STATED EXERCISE:
Reproduce the listing exactly and skip over any pictures.

DATA EXCERPT:
--------------------------------------------------
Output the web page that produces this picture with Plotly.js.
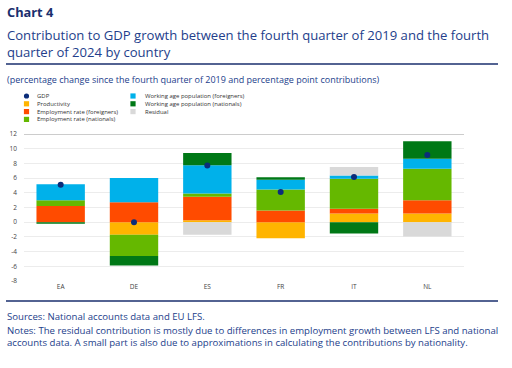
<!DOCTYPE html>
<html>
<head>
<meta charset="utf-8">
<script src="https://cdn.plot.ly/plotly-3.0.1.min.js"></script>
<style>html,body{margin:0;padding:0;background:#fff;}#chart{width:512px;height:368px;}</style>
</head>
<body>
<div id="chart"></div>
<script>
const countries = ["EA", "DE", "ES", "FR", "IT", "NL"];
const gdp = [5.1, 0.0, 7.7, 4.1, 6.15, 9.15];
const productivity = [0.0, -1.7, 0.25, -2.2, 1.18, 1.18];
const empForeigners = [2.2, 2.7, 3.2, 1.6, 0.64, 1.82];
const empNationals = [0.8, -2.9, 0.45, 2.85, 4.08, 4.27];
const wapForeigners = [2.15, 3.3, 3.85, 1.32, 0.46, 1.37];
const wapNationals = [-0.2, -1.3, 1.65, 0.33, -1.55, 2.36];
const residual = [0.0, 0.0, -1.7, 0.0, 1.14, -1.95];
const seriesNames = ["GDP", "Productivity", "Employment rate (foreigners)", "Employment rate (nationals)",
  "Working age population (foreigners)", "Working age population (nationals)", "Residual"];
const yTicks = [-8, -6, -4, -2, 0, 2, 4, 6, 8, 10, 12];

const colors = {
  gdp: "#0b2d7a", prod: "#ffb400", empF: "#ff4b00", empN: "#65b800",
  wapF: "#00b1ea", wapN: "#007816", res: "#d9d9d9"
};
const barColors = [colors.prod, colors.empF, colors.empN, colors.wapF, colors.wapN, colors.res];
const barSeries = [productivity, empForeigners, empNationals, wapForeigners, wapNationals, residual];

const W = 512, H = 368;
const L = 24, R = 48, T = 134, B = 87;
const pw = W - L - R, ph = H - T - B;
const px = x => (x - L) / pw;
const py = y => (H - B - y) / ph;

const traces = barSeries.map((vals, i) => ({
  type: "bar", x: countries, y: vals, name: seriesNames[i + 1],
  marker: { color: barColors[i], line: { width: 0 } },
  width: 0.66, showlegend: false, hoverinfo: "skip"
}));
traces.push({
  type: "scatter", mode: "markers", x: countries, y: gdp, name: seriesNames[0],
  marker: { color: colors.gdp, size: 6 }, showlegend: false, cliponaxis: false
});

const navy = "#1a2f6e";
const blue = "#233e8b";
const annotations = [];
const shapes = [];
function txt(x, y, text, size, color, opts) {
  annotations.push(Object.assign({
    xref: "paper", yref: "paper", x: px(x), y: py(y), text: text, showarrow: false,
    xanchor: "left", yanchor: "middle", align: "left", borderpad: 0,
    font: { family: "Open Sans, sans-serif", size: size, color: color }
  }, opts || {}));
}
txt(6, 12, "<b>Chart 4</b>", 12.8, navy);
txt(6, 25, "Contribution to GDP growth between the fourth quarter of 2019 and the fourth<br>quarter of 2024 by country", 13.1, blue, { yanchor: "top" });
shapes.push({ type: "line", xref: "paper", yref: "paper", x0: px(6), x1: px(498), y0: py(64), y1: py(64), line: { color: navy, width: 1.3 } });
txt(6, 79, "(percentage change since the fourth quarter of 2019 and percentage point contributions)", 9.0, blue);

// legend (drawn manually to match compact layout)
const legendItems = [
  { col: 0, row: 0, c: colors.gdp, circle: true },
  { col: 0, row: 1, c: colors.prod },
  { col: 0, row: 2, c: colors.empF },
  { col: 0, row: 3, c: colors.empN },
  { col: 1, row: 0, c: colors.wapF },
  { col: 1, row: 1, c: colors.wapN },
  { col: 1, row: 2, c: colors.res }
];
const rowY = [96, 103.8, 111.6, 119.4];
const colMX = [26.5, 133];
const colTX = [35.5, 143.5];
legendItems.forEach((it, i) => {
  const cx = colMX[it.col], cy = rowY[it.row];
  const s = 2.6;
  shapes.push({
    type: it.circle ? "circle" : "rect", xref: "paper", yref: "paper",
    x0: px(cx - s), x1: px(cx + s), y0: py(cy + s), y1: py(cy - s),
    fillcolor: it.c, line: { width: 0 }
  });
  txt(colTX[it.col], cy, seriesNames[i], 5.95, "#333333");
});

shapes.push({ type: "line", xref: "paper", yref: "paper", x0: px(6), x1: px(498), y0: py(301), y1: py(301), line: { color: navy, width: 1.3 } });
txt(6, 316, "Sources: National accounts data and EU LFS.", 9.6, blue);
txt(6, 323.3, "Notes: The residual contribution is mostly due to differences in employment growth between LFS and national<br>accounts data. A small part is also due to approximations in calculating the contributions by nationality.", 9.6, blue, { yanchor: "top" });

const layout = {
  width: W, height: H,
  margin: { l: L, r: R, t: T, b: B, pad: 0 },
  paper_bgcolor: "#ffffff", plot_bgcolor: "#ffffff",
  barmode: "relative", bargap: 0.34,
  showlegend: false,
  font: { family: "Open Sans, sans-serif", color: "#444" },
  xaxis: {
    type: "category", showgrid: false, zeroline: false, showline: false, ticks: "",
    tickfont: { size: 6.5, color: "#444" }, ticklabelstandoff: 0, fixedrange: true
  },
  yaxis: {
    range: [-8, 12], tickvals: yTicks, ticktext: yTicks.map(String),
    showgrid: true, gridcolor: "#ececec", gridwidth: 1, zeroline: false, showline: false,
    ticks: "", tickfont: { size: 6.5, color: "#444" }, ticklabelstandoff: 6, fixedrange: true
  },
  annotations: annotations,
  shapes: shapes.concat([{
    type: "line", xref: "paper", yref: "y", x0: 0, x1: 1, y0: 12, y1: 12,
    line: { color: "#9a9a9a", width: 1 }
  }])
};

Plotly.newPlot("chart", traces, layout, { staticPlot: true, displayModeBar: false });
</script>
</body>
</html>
--------------------------------------------------
WRITTEN SOLUTION:
Output the web page that produces this picture with Plotly.js.
<!DOCTYPE html>
<html>
<head>
<meta charset="utf-8">
<script src="https://cdn.plot.ly/plotly-3.0.1.min.js"></script>
<style>html,body{margin:0;padding:0;background:#fff;}#chart{width:512px;height:368px;}</style>
</head>
<body>
<div id="chart"></div>
<script>
const countries = ["EA", "DE", "ES", "FR", "IT", "NL"];
const gdp = [5.1, 0.0, 7.7, 4.1, 6.15, 9.15];
const productivity = [0.0, -1.7, 0.25, -2.2, 1.18, 1.18];
const empForeigners = [2.2, 2.7, 3.2, 1.6, 0.64, 1.82];
const empNationals = [0.8, -2.9, 0.45, 2.85, 4.08, 4.27];
const wapForeigners = [2.15, 3.3, 3.85, 1.32, 0.46, 1.37];
const wapNationals = [-0.2, -1.3, 1.65, 0.33, -1.55, 2.36];
const residual = [0.0, 0.0, -1.7, 0.0, 1.14, -1.95];
const seriesNames = ["GDP", "Productivity", "Employment rate (foreigners)", "Employment rate (nationals)",
  "Working age population (foreigners)", "Working age population (nationals)", "Residual"];
const yTicks = [-8, -6, -4, -2, 0, 2, 4, 6, 8, 10, 12];

const colors = {
  gdp: "#0b2d7a", prod: "#ffb400", empF: "#ff4b00", empN: "#65b800",
  wapF: "#00b1ea", wapN: "#007816", res: "#d9d9d9"
};
const barColors = [colors.prod, colors.empF, colors.empN, colors.wapF, colors.wapN, colors.res];
const barSeries = [productivity, empForeigners, empNationals, wapForeigners, wapNationals, residual];

const W = 512, H = 368;
const L = 24, R = 48, T = 134, B = 87;
const pw = W - L - R, ph = H - T - B;
const px = x => (x - L) / pw;
const py = y => (H - B - y) / ph;

const traces = barSeries.map((vals, i) => ({
  type: "bar", x: countries, y: vals, name: seriesNames[i + 1],
  marker: { color: barColors[i], line: { width: 0 } },
  width: 0.66, showlegend: false, hoverinfo: "skip"
}));
traces.push({
  type: "scatter", mode: "markers", x: countries, y: gdp, name: seriesNames[0],
  marker: { color: colors.gdp, size: 6 }, showlegend: false, cliponaxis: false
});

const navy = "#1a2f6e";
const blue = "#233e8b";
const annotations = [];
const shapes = [];
function txt(x, y, text, size, color, opts) {
  annotations.push(Object.assign({
    xref: "paper", yref: "paper", x: px(x), y: py(y), text: text, showarrow: false,
    xanchor: "left", yanchor: "middle", align: "left", borderpad: 0,
    font: { family: "Open Sans, sans-serif", size: size, color: color }
  }, opts || {}));
}
txt(6, 12, "<b>Chart 4</b>", 12.8, navy);
txt(6, 25, "Contribution to GDP growth between the fourth quarter of 2019 and the fourth<br>quarter of 2024 by country", 13.1, blue, { yanchor: "top" });
shapes.push({ type: "line", xref: "paper", yref: "paper", x0: px(6), x1: px(498), y0: py(64), y1: py(64), line: { color: navy, width: 1.3 } });
txt(6, 79, "(percentage change since the fourth quarter of 2019 and percentage point contributions)", 9.0, blue);

// legend (drawn manually to match compact layout)
const legendItems = [
  { col: 0, row: 0, c: colors.gdp, circle: true },
  { col: 0, row: 1, c: colors.prod },
  { col: 0, row: 2, c: colors.empF },
  { col: 0, row: 3, c: colors.empN },
  { col: 1, row: 0, c: colors.wapF },
  { col: 1, row: 1, c: colors.wapN },
  { col: 1, row: 2, c: colors.res }
];
const rowY = [96, 103.8, 111.6, 119.4];
const colMX = [26.5, 133];
const colTX = [35.5, 143.5];
legendItems.forEach((it, i) => {
  const cx = colMX[it.col], cy = rowY[it.row];
  const s = 2.6;
  shapes.push({
    type: it.circle ? "circle" : "rect", xref: "paper", yref: "paper",
    x0: px(cx - s), x1: px(cx + s), y0: py(cy + s), y1: py(cy - s),
    fillcolor: it.c, line: { width: 0 }
  });
  txt(colTX[it.col], cy, seriesNames[i], 5.95, "#333333");
});

shapes.push({ type: "line", xref: "paper", yref: "paper", x0: px(6), x1: px(498), y0: py(301), y1: py(301), line: { color: navy, width: 1.3 } });
txt(6, 316, "Sources: National accounts data and EU LFS.", 9.6, blue);
txt(6, 323.3, "Notes: The residual contribution is mostly due to differences in employment growth between LFS and national<br>accounts data. A small part is also due to approximations in calculating the contributions by nationality.", 9.6, blue, { yanchor: "top" });

const layout = {
  width: W, height: H,
  margin: { l: L, r: R, t: T, b: B, pad: 0 },
  paper_bgcolor: "#ffffff", plot_bgcolor: "#ffffff",
  barmode: "relative", bargap: 0.34,
  showlegend: false,
  font: { family: "Open Sans, sans-serif", color: "#444" },
  xaxis: {
    type: "category", showgrid: false, zeroline: false, showline: false, ticks: "",
    tickfont: { size: 6.5, color: "#444" }, ticklabelstandoff: 0, fixedrange: true
  },
  yaxis: {
    range: [-8, 12], tickvals: yTicks, ticktext: yTicks.map(String),
    showgrid: true, gridcolor: "#ececec", gridwidth: 1, zeroline: false, showline: false,
    ticks: "", tickfont: { size: 6.5, color: "#444" }, ticklabelstandoff: 6, fixedrange: true
  },
  annotations: annotations,
  shapes: shapes.concat([{
    type: "line", xref: "paper", yref: "y", x0: 0, x1: 1, y0: 12, y1: 12,
    line: { color: "#9a9a9a", width: 1 }
  }])
};

Plotly.newPlot("chart", traces, layout, { staticPlot: true, displayModeBar: false });
</script>
</body>
</html>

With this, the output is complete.